How Technology Reinvented the Modern Marketplace

It’s hard to overstate the influence that all of this has had on business operations. But, at the outset, it’s worth remembering that two types of companies emerged. Those that jumped in with both feet, and those that were slower to test the water.

Since selling its first book in 1995, Amazon has been the paradigm of the former. The company rose to power as the world’s largest web-based retailer and boasts revenues of $107 billion today. On the other hand, Borders—to cite the classic example—was forced to close its doors, largely because it was “too late to the web.”

More than Books

Of course, the dramatic growth of Amazon and other online retail has not only affected booksellers. When Sports Authority recently announced that it was filing for bankruptcy and closing many of its brick-and-mortar stores, for example, many saw as the root cause Sports Authority’s failure to create in-store experiences capable of luring customers who could just as easily make purchases online.

Meanwhile, Walmart—still the planet’s largest retailer in terms of market value and revenue—is investing billions into its online operations and shutting hundreds of stores. What’s more, the company is even rumored to be on the verge of acquiring Amazon competitor Jet.com. Why? James B. Stewart, in his “Common Sense” column in The New York Times, summarized it this way: Walmart, “though it knew Internet retailing was here to stay… acted as though it hoped Amazon would just go away.

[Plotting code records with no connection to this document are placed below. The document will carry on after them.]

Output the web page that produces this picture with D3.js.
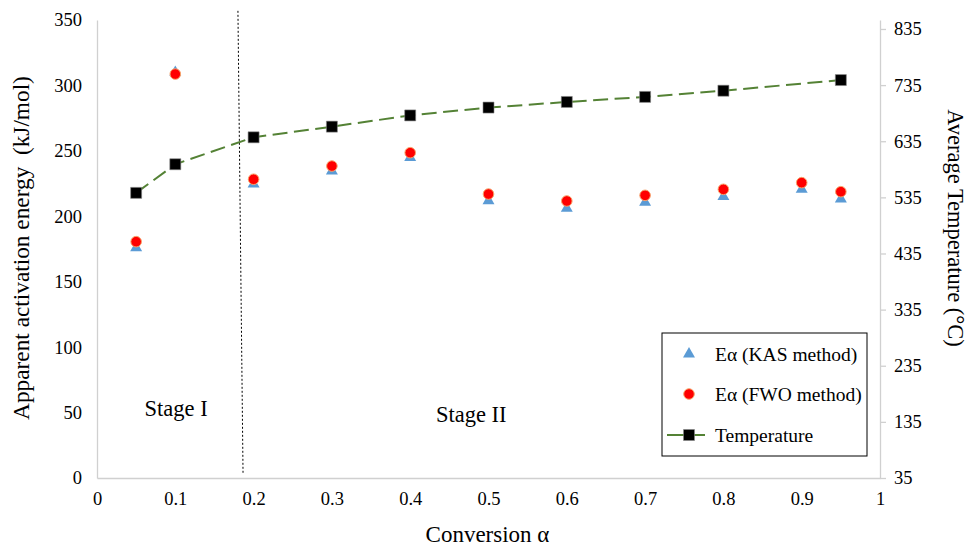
<!DOCTYPE html>
<html>
<head>
<meta charset="utf-8">
<script src="https://cdn.jsdelivr.net/npm/d3@7"></script>
<style>
  body { margin: 0; background: #fff; }
  text { font-family: "Liberation Serif", "Times New Roman", serif; fill: #000; white-space: pre; }
</style>
</head>
<body>
<svg id="chart"></svg>
<script>
// conversion values (x)
const conversion = [0.05, 0.1, 0.2, 0.3, 0.4, 0.5, 0.6, 0.7, 0.8, 0.9, 0.95];
// Ea by KAS method (kJ/mol)
const kasEa = [176, 310, 224.7, 234.6, 244.8, 211.9, 206.1, 210.7, 215, 220.6, 213.2];
// Ea by FWO method (kJ/mol)
const fwoEa = [180.6, 308.7, 228.3, 238.4, 248.6, 217, 211.7, 216, 220.6, 225.7, 218.8];
// average temperature (°C), no value at 0.9
const tempConv = [0.05, 0.1, 0.2, 0.3, 0.4, 0.5, 0.6, 0.7, 0.8, 0.95];
const tempVal = [543, 594, 642, 661, 681, 695, 705, 714, 725, 744];

const xTicks = [0, 0.1, 0.2, 0.3, 0.4, 0.5, 0.6, 0.7, 0.8, 0.9, 1];
const leftTicks = [0, 50, 100, 150, 200, 250, 300, 350];
const rightTicks = [35, 135, 235, 335, 435, 535, 635, 735, 835];

// stage divider, drawn slightly slanted as in the original (x, Ea)
const divider = [[0.18, 357], [0.1865, 4]];
const stageLabels = [{text: "Stage I", x: 0.101, y: 47}, {text: "Stage II", x: 0.478, y: 43}];

function main() {
  const width = 968, height = 547;
  const m = {top: 20, right: 88, bottom: 69, left: 97};

  const svg = d3.select("#chart").attr("width", width).attr("height", height);

  const x = d3.scaleLinear().domain([0, 1]).range([m.left, width - m.right]);
  const y = d3.scaleLinear().domain([0, 350]).range([height - m.bottom, m.top]);
  const y2 = d3.scaleLinear().domain([35, 851]).range([height - m.bottom, m.top]);

  const axisCol = "#d0d0d0";

  // bottom axis
  const gx = svg.append("g")
    .attr("transform", `translate(0,${height - m.bottom})`)
    .call(d3.axisBottom(x).tickValues(xTicks).tickSize(0).tickPadding(14)
      .tickFormat(d => d === 0 || d === 1 ? d : d3.format(".1f")(d)));
  gx.select(".domain").attr("stroke", axisCol).attr("stroke-width", 1.3);
  gx.selectAll("text").attr("font-size", 18.5).attr("font-family", "Liberation Serif");

  // left axis
  const gy = svg.append("g")
    .attr("transform", `translate(${m.left},0)`)
    .call(d3.axisLeft(y).tickValues(leftTicks).tickSize(0).tickPadding(15));
  gy.select(".domain").attr("stroke", axisCol).attr("stroke-width", 1.3);
  gy.selectAll("text").attr("font-size", 18.5).attr("font-family", "Liberation Serif");

  // right axis
  const gy2 = svg.append("g")
    .attr("transform", `translate(${width - m.right},0)`)
    .call(d3.axisRight(y2).tickValues(rightTicks).tickSizeInner(6).tickSizeOuter(0).tickPadding(8));
  gy2.select(".domain").attr("stroke", axisCol).attr("stroke-width", 1.3);
  gy2.selectAll(".tick line").attr("stroke", axisCol).attr("stroke-width", 1.3);
  gy2.selectAll("text").attr("font-size", 18.5).attr("font-family", "Liberation Serif");

  // axis titles
  svg.append("text")
    .attr("x", x(0.5) - 1).attr("y", 542)
    .attr("text-anchor", "middle").attr("font-size", 23)
    .text("Conversion α");

  svg.append("text")
    .attr("transform", `translate(28.5,248) rotate(-90)`)
    .attr("text-anchor", "middle").attr("font-size", 23.3)
    .text("Apparent activation energy  (kJ/mol)");

  svg.append("text")
    .attr("transform", `translate(948,228) rotate(90)`)
    .attr("text-anchor", "middle").attr("font-size", 22.5)
    .text("Average Temperature (°C)");

  // stage divider
  svg.append("line")
    .attr("x1", x(divider[0][0])).attr("y1", y(divider[0][1]))
    .attr("x2", x(divider[1][0])).attr("y2", y(divider[1][1]))
    .attr("stroke", "#000").attr("stroke-width", 1).attr("stroke-dasharray", "2,2");

  svg.selectAll(".stage")
    .data(stageLabels).enter()
    .append("text")
      .attr("class", "stage")
      .attr("x", d => x(d.x)).attr("y", d => y(d.y))
      .attr("text-anchor", "middle").attr("font-size", 22.5)
      .text(d => d.text);

  const tri = d3.symbol().type(d3.symbolTriangle).size(62);
  const sq = d3.symbol().type(d3.symbolSquare).size(121);

  // KAS triangles
  svg.append("g").selectAll("path")
    .data(conversion).enter()
    .append("path")
      .attr("d", tri)
      .attr("transform", (d, i) => `translate(${x(d)},${y(kasEa[i])})`)
      .attr("fill", "#5b9bd5");

  // FWO circles
  svg.append("g").selectAll("circle")
    .data(conversion).enter()
    .append("circle")
      .attr("cx", d => x(d))
      .attr("cy", (d, i) => y(fwoEa[i]))
      .attr("r", 5.3)
      .attr("fill", "#ff0000")
      .attr("stroke", "#f8a36a").attr("stroke-width", 1);

  // temperature line
  const line = d3.line().x(d => x(d[0])).y(d => y2(d[1]));
  const tData = tempConv.map((d, i) => [d, tempVal[i]]);
  svg.append("path")
    .datum(tData)
    .attr("d", line)
    .attr("fill", "none")
    .attr("stroke", "#548235").attr("stroke-width", 2)
    .attr("stroke-dasharray", "15,6.5");

  svg.append("g").selectAll("path")
    .data(tData).enter()
    .append("path")
      .attr("d", sq)
      .attr("transform", d => `translate(${x(d[0])},${y2(d[1])})`)
      .attr("fill", "#000").attr("stroke", "#888").attr("stroke-width", 0.6);

  // legend
  const lg = svg.append("g").attr("transform", "translate(662,333)");
  lg.append("rect")
    .attr("width", 205).attr("height", 123)
    .attr("fill", "#fff").attr("stroke", "#000").attr("stroke-width", 1);

  const items = ["Eα (KAS method)", "Eα (FWO method)", "Temperature"];
  const rowY = [21, 61, 102];
  items.forEach((t, i) => {
    const g = lg.append("g").attr("transform", `translate(0,${rowY[i]})`);
    if (i === 0) {
      g.append("path").attr("d", tri).attr("transform", "translate(27,0)").attr("fill", "#5b9bd5");
    } else if (i === 1) {
      g.append("circle").attr("cx", 27).attr("r", 5.3)
        .attr("fill", "#ff0000").attr("stroke", "#f8a36a").attr("stroke-width", 1);
    } else {
      g.append("line").attr("x1", 5).attr("x2", 43)
        .attr("stroke", "#548235").attr("stroke-width", 2);
      g.append("path").attr("d", sq).attr("transform", "translate(27,0)")
        .attr("fill", "#000").attr("stroke", "#888").attr("stroke-width", 0.6);
    }
    g.append("text")
      .attr("x", 53).attr("y", 6.5)
      .attr("font-size", 19.5)
      .text(t);
  });
}

window.addEventListener("load", main);
</script>
</body>
</html>
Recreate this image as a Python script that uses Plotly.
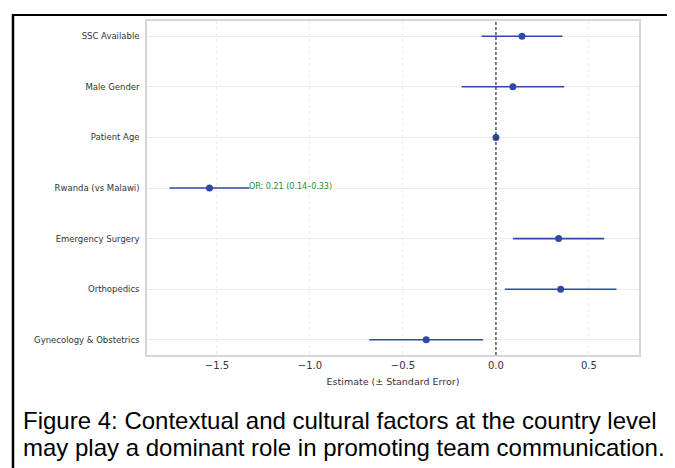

Now, the magnitude of the task it faces has grown exponentially as e-commerce growth continues to surge globally.”

Culture-Shifting Technology

E-commerce is what you could properly call a “culture-shifting technology”: it changes not only the way we buy, but how companies choose to sell goods, and does so across every industry, from book publishing to commercial real estate.

It goes without saying that most of us don’t see technologies like this coming.

Anyone alive during the early days of online retail should remember the extent to which security concerns around making purchases on the web seemed, back then, like an extremely thorny challenge. It certainly wasn’t easy for the masses to accept this new way of shopping. Nor was it easy for businesses to accept the importance of having a forward-thinking online sales strategy.

The Full Force of Culture Changing Technology

That’s the thing about culture-shifting tech: we don’t always know its value until it has arrived full-force. Global business management company Accenture’s recent report on the next wave of retail technologies may have said it best:

“Technology disruptions often start small, but they can eventually gain enough power to crush the incumbents that lie in their path.”

Technology reinvented the modern marketplace, and those companies that embrace change and recognize the potential in technological advancements—however unconventional they may seem at first—thrive, while those unwilling or unable to evolve quickly find themselves left in the dust.

If you think about it, this theme is pervasive across all areas of modern business operations. Technology is constantly changing the way businesses work. Small technological events can disguise watershed moments that expand to disrupt the status quo. But leveraging these opportunities is only a matter of experimenting with the new offerings that come your way.

Remember what those young entrepreneurs set in motion, with the sale of a single Sting CD, in 1994?